◆ **Information supplied**:
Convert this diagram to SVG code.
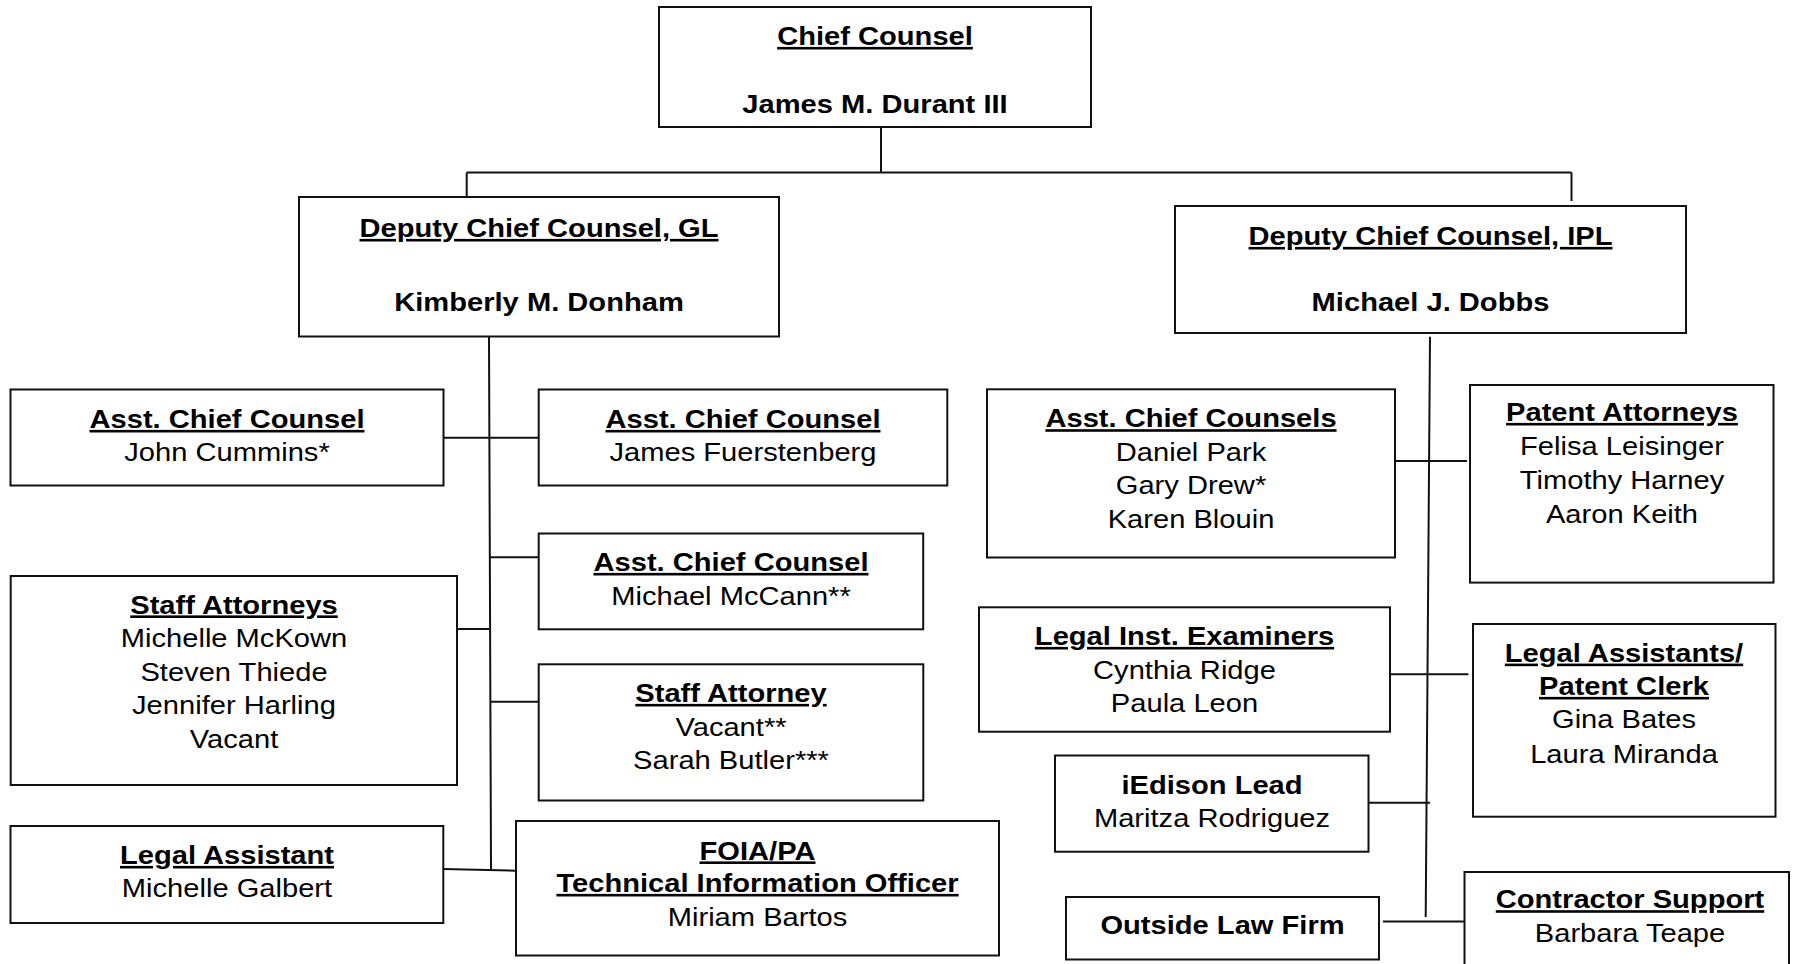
<svg xmlns="http://www.w3.org/2000/svg" width="1802" height="964" viewBox="0 0 1802 964">
<style>
.box{fill:#fff;stroke:#111;stroke-width:2}
.ln{fill:none;stroke:#111;stroke-width:2}
text{font-family:"Liberation Sans",Arial,sans-serif;font-size:26px;fill:#000;text-anchor:middle}
.u{font-weight:bold;text-decoration:underline;text-decoration-thickness:3px}
.h{font-weight:bold}
</style>
<rect width="1802" height="964" fill="#fff"/>
<g id="connectors">
<path class="ln" d="M881 127V172.5M466.7 172.5H1571.5M466.7 172.5V197M1571.5 172.5V201"/>
<path class="ln" d="M489 337L491 869M443.5 437.7H538.7M489 557.3H538.7M457 629H489M490 701.7H538.7M443.3 869L516 870.7"/>
<path class="ln" d="M1430 336.7L1425.7 917M1395 461H1467M1390 674.3H1468.4M1368.5 802.7H1430M1383 921.5H1464.5"/>
</g>
<g id="chief">
<rect class="box" x="659" y="7" width="432" height="120"/>
<text class="u" transform="translate(875 45) scale(1.12 1)">Chief Counsel</text>
<text class="h" transform="translate(875 113) scale(1.12 1)">James M. Durant III</text>
</g>
<g id="deputy-gl">
<rect class="box" x="299" y="197" width="480" height="139.5"/>
<text class="u" transform="translate(539 237) scale(1.12 1)">Deputy Chief Counsel, GL</text>
<text class="h" transform="translate(539 310.5) scale(1.12 1)">Kimberly M. Donham</text>
</g>
<g id="deputy-ipl">
<rect class="box" x="1175" y="206" width="511" height="127"/>
<text class="u" transform="translate(1430.5 245) scale(1.12 1)">Deputy Chief Counsel, IPL</text>
<text class="h" transform="translate(1430.5 311) scale(1.12 1)">Michael J. Dobbs</text>
</g>
<g id="acc-cummins">
<rect class="box" x="10.5" y="389.5" width="433" height="96"/>
<text class="u" transform="translate(227 428) scale(1.12 1)">Asst. Chief Counsel</text>
<text transform="translate(227 461) scale(1.12 1)">John Cummins*</text>
</g>
<g id="acc-fuerstenberg">
<rect class="box" x="538.7" y="389.5" width="408.6" height="96"/>
<text class="u" transform="translate(743 428) scale(1.12 1)">Asst. Chief Counsel</text>
<text transform="translate(743 461) scale(1.12 1)">James Fuerstenberg</text>
</g>
<g id="acc-mccann">
<rect class="box" x="538.7" y="533.5" width="384.5" height="95.8"/>
<text class="u" transform="translate(731 571) scale(1.12 1)">Asst. Chief Counsel</text>
<text transform="translate(731 604.5) scale(1.12 1)">Michael McCann**</text>
</g>
<g id="staff-attorneys">
<rect class="box" x="10.7" y="576" width="446.3" height="209"/>
<text class="u" transform="translate(234 613.5) scale(1.12 1)">Staff Attorneys</text>
<text transform="translate(234 647) scale(1.12 1)">Michelle McKown</text>
<text transform="translate(234 680.5) scale(1.12 1)">Steven Thiede</text>
<text transform="translate(234 714) scale(1.12 1)">Jennifer Harling</text>
<text transform="translate(234 747.5) scale(1.12 1)">Vacant</text>
</g>
<g id="staff-attorney">
<rect class="box" x="538.7" y="664.3" width="384.6" height="136.2"/>
<text class="u" transform="translate(731 702) scale(1.12 1)">Staff Attorney</text>
<text transform="translate(731 735.5) scale(1.12 1)">Vacant**</text>
<text transform="translate(731 769) scale(1.12 1)">Sarah Butler***</text>
</g>
<g id="legal-assistant">
<rect class="box" x="10.5" y="826" width="432.8" height="97"/>
<text class="u" transform="translate(227 864) scale(1.12 1)">Legal Assistant</text>
<text transform="translate(227 897) scale(1.12 1)">Michelle Galbert</text>
</g>
<g id="foia">
<rect class="box" x="516" y="821" width="483" height="134.5"/>
<text class="u" transform="translate(757.5 859.5) scale(1.12 1)">FOIA/PA</text>
<text class="u" transform="translate(757.5 892) scale(1.12 1)">Technical Information Officer</text>
<text transform="translate(757.5 926) scale(1.12 1)">Miriam Bartos</text>
</g>
<g id="acc-ipl">
<rect class="box" x="987" y="389.3" width="408" height="168.2"/>
<text class="u" transform="translate(1191 427.3) scale(1.12 1)">Asst. Chief Counsels</text>
<text transform="translate(1191 460.7) scale(1.12 1)">Daniel Park</text>
<text transform="translate(1191 494.3) scale(1.12 1)">Gary Drew*</text>
<text transform="translate(1191 527.7) scale(1.12 1)">Karen Blouin</text>
</g>
<g id="patent-attorneys">
<rect class="box" x="1470" y="385" width="303.5" height="197.6"/>
<text class="u" transform="translate(1622 421) scale(1.12 1)">Patent Attorneys</text>
<text transform="translate(1622 455) scale(1.12 1)">Felisa Leisinger</text>
<text transform="translate(1622 489) scale(1.12 1)">Timothy Harney</text>
<text transform="translate(1622 522.5) scale(1.12 1)">Aaron Keith</text>
</g>
<g id="legal-inst-examiners">
<rect class="box" x="979" y="607.3" width="411" height="124.4"/>
<text class="u" transform="translate(1184.5 645) scale(1.12 1)">Legal Inst. Examiners</text>
<text transform="translate(1184.5 678.5) scale(1.12 1)">Cynthia Ridge</text>
<text transform="translate(1184.5 712) scale(1.12 1)">Paula Leon</text>
</g>
<g id="legal-assistants-patent-clerk">
<rect class="box" x="1473" y="624" width="302.5" height="192.7"/>
<text class="u" transform="translate(1624 661.7) scale(1.12 1)">Legal Assistants/</text>
<text class="u" transform="translate(1624 695) scale(1.12 1)">Patent Clerk</text>
<text transform="translate(1624 728.3) scale(1.12 1)">Gina Bates</text>
<text transform="translate(1624 762.5) scale(1.12 1)">Laura Miranda</text>
</g>
<g id="iedison-lead">
<rect class="box" x="1055" y="755.5" width="313.5" height="96.2"/>
<text class="h" transform="translate(1212 793.5) scale(1.12 1)">iEdison Lead</text>
<text transform="translate(1212 827) scale(1.12 1)">Maritza Rodriguez</text>
</g>
<g id="outside-law-firm">
<rect class="box" x="1066" y="897" width="313" height="62.5"/>
<text class="h" transform="translate(1222.5 934) scale(1.12 1)">Outside Law Firm</text>
</g>
<g id="contractor-support">
<rect class="box" x="1464.5" y="872" width="324.5" height="100"/>
<text class="u" transform="translate(1630 908.3) scale(1.12 1)">Contractor Support</text>
<text transform="translate(1630 941.7) scale(1.12 1)">Barbara Teape</text>
</g>
</svg>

◆ **The request**:
Repeat the material above in full and exactly, apart from the pictures.

◆ **Result of the task**:
Convert this diagram to SVG code.
<svg xmlns="http://www.w3.org/2000/svg" width="1802" height="964" viewBox="0 0 1802 964">
<style>
.box{fill:#fff;stroke:#111;stroke-width:2}
.ln{fill:none;stroke:#111;stroke-width:2}
text{font-family:"Liberation Sans",Arial,sans-serif;font-size:26px;fill:#000;text-anchor:middle}
.u{font-weight:bold;text-decoration:underline;text-decoration-thickness:3px}
.h{font-weight:bold}
</style>
<rect width="1802" height="964" fill="#fff"/>
<g id="connectors">
<path class="ln" d="M881 127V172.5M466.7 172.5H1571.5M466.7 172.5V197M1571.5 172.5V201"/>
<path class="ln" d="M489 337L491 869M443.5 437.7H538.7M489 557.3H538.7M457 629H489M490 701.7H538.7M443.3 869L516 870.7"/>
<path class="ln" d="M1430 336.7L1425.7 917M1395 461H1467M1390 674.3H1468.4M1368.5 802.7H1430M1383 921.5H1464.5"/>
</g>
<g id="chief">
<rect class="box" x="659" y="7" width="432" height="120"/>
<text class="u" transform="translate(875 45) scale(1.12 1)">Chief Counsel</text>
<text class="h" transform="translate(875 113) scale(1.12 1)">James M. Durant III</text>
</g>
<g id="deputy-gl">
<rect class="box" x="299" y="197" width="480" height="139.5"/>
<text class="u" transform="translate(539 237) scale(1.12 1)">Deputy Chief Counsel, GL</text>
<text class="h" transform="translate(539 310.5) scale(1.12 1)">Kimberly M. Donham</text>
</g>
<g id="deputy-ipl">
<rect class="box" x="1175" y="206" width="511" height="127"/>
<text class="u" transform="translate(1430.5 245) scale(1.12 1)">Deputy Chief Counsel, IPL</text>
<text class="h" transform="translate(1430.5 311) scale(1.12 1)">Michael J. Dobbs</text>
</g>
<g id="acc-cummins">
<rect class="box" x="10.5" y="389.5" width="433" height="96"/>
<text class="u" transform="translate(227 428) scale(1.12 1)">Asst. Chief Counsel</text>
<text transform="translate(227 461) scale(1.12 1)">John Cummins*</text>
</g>
<g id="acc-fuerstenberg">
<rect class="box" x="538.7" y="389.5" width="408.6" height="96"/>
<text class="u" transform="translate(743 428) scale(1.12 1)">Asst. Chief Counsel</text>
<text transform="translate(743 461) scale(1.12 1)">James Fuerstenberg</text>
</g>
<g id="acc-mccann">
<rect class="box" x="538.7" y="533.5" width="384.5" height="95.8"/>
<text class="u" transform="translate(731 571) scale(1.12 1)">Asst. Chief Counsel</text>
<text transform="translate(731 604.5) scale(1.12 1)">Michael McCann**</text>
</g>
<g id="staff-attorneys">
<rect class="box" x="10.7" y="576" width="446.3" height="209"/>
<text class="u" transform="translate(234 613.5) scale(1.12 1)">Staff Attorneys</text>
<text transform="translate(234 647) scale(1.12 1)">Michelle McKown</text>
<text transform="translate(234 680.5) scale(1.12 1)">Steven Thiede</text>
<text transform="translate(234 714) scale(1.12 1)">Jennifer Harling</text>
<text transform="translate(234 747.5) scale(1.12 1)">Vacant</text>
</g>
<g id="staff-attorney">
<rect class="box" x="538.7" y="664.3" width="384.6" height="136.2"/>
<text class="u" transform="translate(731 702) scale(1.12 1)">Staff Attorney</text>
<text transform="translate(731 735.5) scale(1.12 1)">Vacant**</text>
<text transform="translate(731 769) scale(1.12 1)">Sarah Butler***</text>
</g>
<g id="legal-assistant">
<rect class="box" x="10.5" y="826" width="432.8" height="97"/>
<text class="u" transform="translate(227 864) scale(1.12 1)">Legal Assistant</text>
<text transform="translate(227 897) scale(1.12 1)">Michelle Galbert</text>
</g>
<g id="foia">
<rect class="box" x="516" y="821" width="483" height="134.5"/>
<text class="u" transform="translate(757.5 859.5) scale(1.12 1)">FOIA/PA</text>
<text class="u" transform="translate(757.5 892) scale(1.12 1)">Technical Information Officer</text>
<text transform="translate(757.5 926) scale(1.12 1)">Miriam Bartos</text>
</g>
<g id="acc-ipl">
<rect class="box" x="987" y="389.3" width="408" height="168.2"/>
<text class="u" transform="translate(1191 427.3) scale(1.12 1)">Asst. Chief Counsels</text>
<text transform="translate(1191 460.7) scale(1.12 1)">Daniel Park</text>
<text transform="translate(1191 494.3) scale(1.12 1)">Gary Drew*</text>
<text transform="translate(1191 527.7) scale(1.12 1)">Karen Blouin</text>
</g>
<g id="patent-attorneys">
<rect class="box" x="1470" y="385" width="303.5" height="197.6"/>
<text class="u" transform="translate(1622 421) scale(1.12 1)">Patent Attorneys</text>
<text transform="translate(1622 455) scale(1.12 1)">Felisa Leisinger</text>
<text transform="translate(1622 489) scale(1.12 1)">Timothy Harney</text>
<text transform="translate(1622 522.5) scale(1.12 1)">Aaron Keith</text>
</g>
<g id="legal-inst-examiners">
<rect class="box" x="979" y="607.3" width="411" height="124.4"/>
<text class="u" transform="translate(1184.5 645) scale(1.12 1)">Legal Inst. Examiners</text>
<text transform="translate(1184.5 678.5) scale(1.12 1)">Cynthia Ridge</text>
<text transform="translate(1184.5 712) scale(1.12 1)">Paula Leon</text>
</g>
<g id="legal-assistants-patent-clerk">
<rect class="box" x="1473" y="624" width="302.5" height="192.7"/>
<text class="u" transform="translate(1624 661.7) scale(1.12 1)">Legal Assistants/</text>
<text class="u" transform="translate(1624 695) scale(1.12 1)">Patent Clerk</text>
<text transform="translate(1624 728.3) scale(1.12 1)">Gina Bates</text>
<text transform="translate(1624 762.5) scale(1.12 1)">Laura Miranda</text>
</g>
<g id="iedison-lead">
<rect class="box" x="1055" y="755.5" width="313.5" height="96.2"/>
<text class="h" transform="translate(1212 793.5) scale(1.12 1)">iEdison Lead</text>
<text transform="translate(1212 827) scale(1.12 1)">Maritza Rodriguez</text>
</g>
<g id="outside-law-firm">
<rect class="box" x="1066" y="897" width="313" height="62.5"/>
<text class="h" transform="translate(1222.5 934) scale(1.12 1)">Outside Law Firm</text>
</g>
<g id="contractor-support">
<rect class="box" x="1464.5" y="872" width="324.5" height="100"/>
<text class="u" transform="translate(1630 908.3) scale(1.12 1)">Contractor Support</text>
<text transform="translate(1630 941.7) scale(1.12 1)">Barbara Teape</text>
</g>
</svg>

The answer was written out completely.